Friday, October 02, 2020

Taryn Hubbard, Desire Path

The path forward begins with a reference to what was left behind.

Or something. (“HEIRLOOM”)

Chilliwack, British Columbia poet Taryn Hubbard’s full-length debut is Desire Path (Vancouver BC: Talonbooks, 2020). As part of her 2019 interview for Touch the Donkey, she speaks of the poems that would eventually appear as part of this collection:

These poems are from a project I’ve been working on for the past few years that explores home in the suburb—in the intersections, overlaps, and gaps between urban and rural. These are walking poems and driving poems. In growing suburbs across the country, there is a push to urbanize, to rethink this, often sprawling, space. Urban renewal is foreshadowed all over contemporary suburbs, where vacant single-family lots herald anticipation of redevelopment into something more, something better, something healthier. But before that happens, what do we make of the space as it sits today? What monuments anchor the suburb now? I’m also interested in looking at what creates visual repetitions along superblocks, which in the poems you mention are gas stations, fast food restaurants, flickering flat screen TVs, and cars. Suburbs are sometimes described generically as simply bedroom communities for commuters who work in the city, but I think they’re more than that.

As such, Desire Path articulates the physical and liminal spaces of Canadian suburbs, writing her specific Vancouver-adjacent designations in both generally familiar and specifically western ways, from their distant, dead-end locales and links to larger, urban centres, to the ways in which the safety of the suburbs holds. “I’m sorry about the mess.” she writes, as part of “V3T,” “Pressure wash / the streets. They come back dirty.” There is a sense of isolation that works its way through these poems, something that does shift, slightly, through the pregnancy sequence “ATTEMPTS.” The isolations linger, even become pervastive throughout the collection, writing short bursts of the narrator both an integral part of and distinctly apart from the experiences described within. She writes as witness, almost as foreigner dropped into a locale for the sake of attempting to understand the nuts and bolts of how such a distinct community, away from the centre, operates. “Action on this TV is big enough to see from the street.” she writes, to open the poem “WATCH,” “My neighbours / watch TV because shows on streaming services are very good right now. Most / people who drive this street can tell this is just a shack with a huge TV / and a naked single-pane window.” Hubbard writes of the moon, liquor stores, unnamed neighbours, condos, strip malls and teenagers, and one can see traces of, say, Sachiko Murakami and Elizabeth Bachinsky here, two poets that have also written of Vancouveresque urban and suburban sprawls.
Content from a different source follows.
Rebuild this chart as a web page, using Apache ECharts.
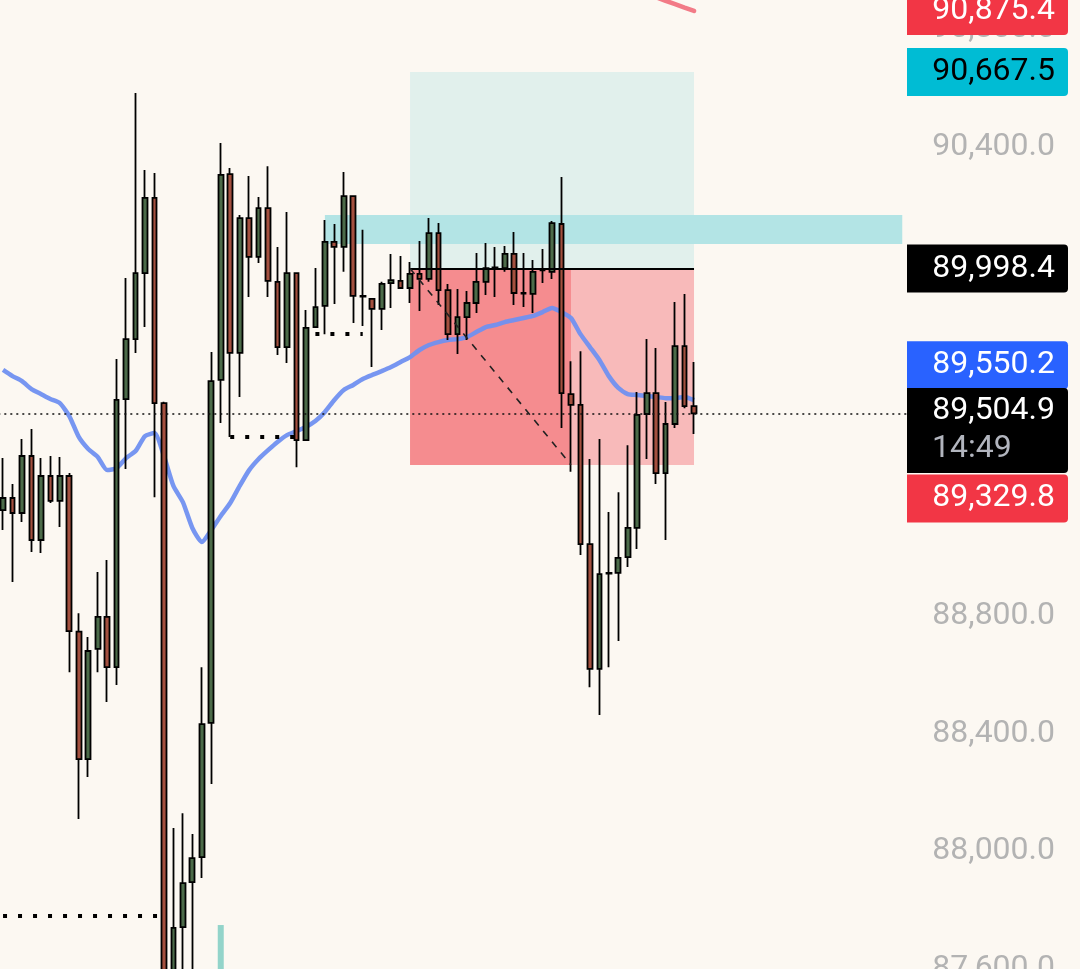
<!DOCTYPE html>
<html>
<head>
<meta charset="utf-8">
<script src="https://cdn.jsdelivr.net/npm/echarts@6/dist/echarts.min.js"></script>
<style>
html,body{margin:0;padding:0;background:#fcf8f2;}
#c{width:1080px;height:969px;}
</style>
</head>
<body>
<div id="c"></div>
<script>
// ---------- data ----------
const slotCount = 96; // 74 candles + empty future slots
const open  = [89176,89217,89166,89360,89074,89292,89207,89292,88762,88328,88703,88812,88641,89554,89758,89983,90239,89540,87590,87756,87909,87994,88451,89619,90320,89711,90170,90038,90204,89953,89731,89983,89414,89799,89871,90089,90072,90245,89905,89895,89861,89949,89956,89932,89980,89963,90119,89925,89775,89833,89881,89953,90000,90000,90048,89915,89912,89992,89987,90150,89571,89534,89060,88635,88960,88962,89016,89115,89503,89574,89302,89469,89734,89530];
const close = [89217,89166,89360,89074,89292,89207,89292,88764,88328,88696,88812,88641,89551,89758,89983,90239,89540,87560,87753,87906,87991,88447,89615,90317,89711,90170,90038,90204,89956,89731,89983,89414,89796,89867,90089,90072,90245,89905,89903,89861,89946,89959,89932,89980,89963,90119,89925,89775,89833,89881,89953,90000,90002,90048,89915,89913,89987,89994,90153,89574,89534,89060,88635,88958,88962,89013,89115,89500,89574,89302,89469,89734,89530,89504.9];
const low   = [89108,88931,89135,89033,89030,89200,89118,88624,88124,88267,88624,88522,88580,89316,89711,89799,89220,87480,87500,87590,87590,87923,88243,89472,89425,89561,89901,90017,89901,89704,89677,89322,89414,89796,89775,89878,89987,89813,89803,89663,89789,89864,89929,89881,89854,89953,89874,89755,89707,89755,89847,89908,89901,89987,89874,89867,89847,89949,89963,89455,89306,89023,88573,88478,88641,88730,88982,89043,89350,89265,89074,89455,89523,89435];
const high  = [89353,89265,89418,89452,89353,89360,89357,89302,88825,88744,88965,89006,89690,89966,90596,90334,90324,89545,88093,88144,88073,88641,89714,90426,90341,90181,90313,90242,90347,90072,90191,89983,89857,90000,90164,90150,90327,90245,90130,89895,89953,90048,90041,90021,90092,90170,90153,89946,89929,89922,90051,90085,90072,90075,90123,90051,90027,90065,90160,90310,89683,89717,89350,89418,89169,89237,89397,89578,89758,89728,89544,89884,89912,89680];
const movingAvg = [89653,89632,89615,89588,89571,89554,89540,89496,89425,89384,89357,89312,89319,89353,89377,89428,89438,89360,89258,89203,89115,89067,89108,89156,89200,89258,89312,89350,89380,89408,89431,89445,89459,89479,89510,89551,89585,89602,89622,89636,89649,89663,89680,89697,89721,89738,89748,89755,89758,89765,89782,89799,89806,89816,89823,89830,89837,89850,89864,89850,89830,89775,89731,89687,89632,89592,89571,89568,89564,89561,89557,89557,89561,89550.2];
const upperLineIdx = [68,69,70,71,72,73];
const upperLineVal = [90933,90922,90910,90899,90887,90875.4];
const volIdx = 23, volVal = 87763;

const lastPrice = 89504.9, countdown = '14:49';
const maLast = 89550.2, upperLast = 90875.4;
const entryPrice = 89998.4, targetPrice = 90667.5, stopPrice = 89329.8;
const entryIdx = 43, stopHitIdx = 60, toolEndIdx = 73;
const zoneTop = 90180.6, zoneBottom = 90081.9, zoneStartIdx = 34, zoneEndIdx = 95;
const levelValues = [87793.6, 89425, 89775];
const levelFrom   = [0, 24, 33];
const levelTo     = [17, 31, 38];
const yMin = 87600, yMax = 90912.7, yStep = 400;

// ---------- build ----------
function fmt(v){
  const s = Number(v).toFixed(1);
  const p = s.split('.');
  return p[0].replace(/\B(?=(\d{3})+(?!\d))/g, ',') + '.' + p[1];
}
const cats = [];
for (let i = 0; i < slotCount; i++) cats.push(String(i));
const candles = open.map((o, i) => [o, close[i], low[i], high[i]]);
const upperLine = new Array(slotCount).fill(null);
upperLineIdx.forEach((k, j) => { upperLine[k] = upperLineVal[j]; });
const volData = new Array(slotCount).fill('-');
volData[volIdx] = volVal;

const F = 'Roboto';
const baseTok = {fontFamily: F, fontSize: 32, width: 140, align: 'right', padding: [8,13,8,8], borderRadius: [0,4,4,0]};
const rich = {
  red:   Object.assign({}, baseTok, {backgroundColor: '#f23645', color: '#ffffff'}),
  cyan:  Object.assign({}, baseTok, {backgroundColor: '#00bcd4', color: '#000000'}),
  black: Object.assign({}, baseTok, {backgroundColor: '#000000', color: '#ffffff'}),
  blue:  Object.assign({}, baseTok, {backgroundColor: '#2962ff', color: '#ffffff'}),
  curA:  Object.assign({}, baseTok, {backgroundColor: '#000000', color: '#ffffff', padding: [7,13,3,8], borderRadius: [0,4,0,0]}),
  curB:  Object.assign({}, baseTok, {backgroundColor: '#000000', color: '#b2b5be', width: 123, align: 'left', padding: [3,13,8,25], borderRadius: [0,0,4,0]})
};
function tag(value, style, pad) {
  return {
    yAxis: value,
    lineStyle: {color: 'rgba(0,0,0,0)', width: 1, type: 'solid'},
    label: {show: true, position: 'end', distance: 0, padding: pad || 0, opacity: 1,
            formatter: '{' + style + '|' + fmt(value) + '}'}
  };
}

const markLines = [];
levelValues.forEach((v, k) => {
  markLines.push([
    {coord: [levelFrom[k], v], lineStyle: {type: [4, 11], width: 4, color: '#000', cap: 'butt'}, label: {show: false}},
    {coord: [levelTo[k], v]}
  ]);
});
markLines.push([
  {coord: [entryIdx, entryPrice], lineStyle: {type: 'solid', width: 2, color: '#000'}, label: {show: false}},
  {coord: [toolEndIdx, entryPrice]}
]);
markLines.push([
  {coord: [entryIdx, entryPrice], lineStyle: {type: [7, 7], width: 1.6, color: '#222'}, label: {show: false}},
  {coord: [stopHitIdx, stopPrice]}
]);
markLines.push(tag(upperLast, 'red'));
markLines.push(tag(targetPrice, 'cyan'));
markLines.push(tag(entryPrice, 'black'));
markLines.push(tag(stopPrice, 'red', [67, 0, 0, 0]));
markLines.push(tag(maLast, 'blue', [0, 0, 70, 0]));
markLines.push({
  yAxis: lastPrice,
  lineStyle: {type: [2, 4], width: 1.5, color: '#111'},
  label: {show: true, position: 'end', distance: 0, padding: [34, 0, 0, 0],
          formatter: '{curA|' + fmt(lastPrice) + '}\n{curB|' + countdown + '}'}
});

const option = {
  backgroundColor: '#fcf8f2',
  animation: false,
  grid: {left: -1.7, right: 173, top: 0, bottom: -3.9, containLabel: false, outerBoundsMode: 'none'},
  xAxis: {type: 'category', data: cats, show: false, boundaryGap: true},
  yAxis: {
    type: 'value', position: 'right', min: yMin, max: yMax, interval: yStep, scale: true,
    axisLine: {show: false}, axisTick: {show: false}, splitLine: {show: false},
    axisLabel: {
      showMaxLabel: false, showMinLabel: true,
      formatter: v => '{t|' + fmt(v) + '}',
      align: 'right', margin: 148, verticalAlign: 'middle',
      rich: {t: {color: '#b3b3b3', fontFamily: F, fontSize: 32, padding: [0, 0, 8, 0]}}
    }
  },
  series: [
    {
      type: 'line', name: 'MA', data: movingAvg, z: 1, silent: true,
      symbol: 'none', smooth: 0.2,
      lineStyle: {color: '#7090f0', width: 4.5, opacity: 0.95}
    },
    {
      type: 'candlestick', name: 'Price', data: candles, z: 2, silent: true,
      barWidth: 5.2,
      itemStyle: {color: '#4c6b49', color0: '#a4503f', borderColor: '#000', borderColor0: '#000', borderWidth: 1.8},
      markArea: {
        silent: true, z: 0.5,
        data: [
          [{xAxis: entryIdx, yAxis: targetPrice, itemStyle: {color: '#e1f0ec'}}, {xAxis: toolEndIdx, yAxis: entryPrice}],
          [{xAxis: entryIdx, yAxis: entryPrice, itemStyle: {color: '#f8baba'}}, {xAxis: toolEndIdx, yAxis: stopPrice}],
          [{xAxis: entryIdx, yAxis: entryPrice, itemStyle: {color: '#f58c8f'}}, {xAxis: stopHitIdx, yAxis: stopPrice}],
          [{xAxis: zoneStartIdx, yAxis: zoneTop, itemStyle: {color: '#b3e4e5'}}, {xAxis: zoneEndIdx, yAxis: zoneBottom}]
        ]
      },
      markLine: {
        silent: true, symbol: ['none', 'none'], z: 5,
        label: {rich: rich},
        data: markLines
      }
    },
    {
      type: 'line', name: 'Upper', data: upperLine, z: 2, silent: true,
      symbol: 'none', lineStyle: {color: '#f27b87', width: 4.5, cap: 'round'}
    },
    {
      type: 'bar', name: 'Vol', data: volData, barWidth: 6, z: 2, silent: true,
      itemStyle: {color: '#93d4ca'}
    }
  ]
};
const chart = echarts.init(document.getElementById('c'), null, {renderer: 'canvas'});
chart.setOption(option);
</script>
</body>
</html>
Hubbard’s poems are sharp, and combine description, commentary and imagistic bursts, combining the notion of home with return, arrival and the possible need for eventual escape, such as the poem “FIND A WAY HOME,” that writes:

Nightclub draws
crowds,

police cruiser. CHEAP
BUD TUES

leaves floors slick. The
puddles outside pool

spit – it’ll be okay, let it wash
away with the forecasted

rain. All these people
drove here but come

morning not a car’ll be
in sight.

There is something underplayed in these pieces; poems that announce themselves precisely by not doing such. Part of what is compelling about this collection is her ongoing engagement with multiple forms, as the halting phrases of her lyric precision become an accumulated rush through her prose poems, or stretch across longer distances via multiple-page sequences, whether the five-part “HEIRLOOM” that opens the book or, further on in the collection, the fifteen pages of self-contained fragments of “ATTEMPTS,” that opens:

When you have a treasure, accept it right from the start.

So I do. I start over. Start over and over again, like I should have from the beginning.

I have a treasure, and it’s starting to manifest.

The treasure was a state that took hold late July when the air was hot and thick with smoke from wildfires three hours east of us in the Interior. The ash felt like living and I felt like living ash. I hadn’t expected this manifestation and was absent from what was happening on my body; I went about my day.

I knew myself (or believed as much) but still, everything that grew in me came as a surprise. Still, it was growing.

The afternoon was like any other, but the smoke.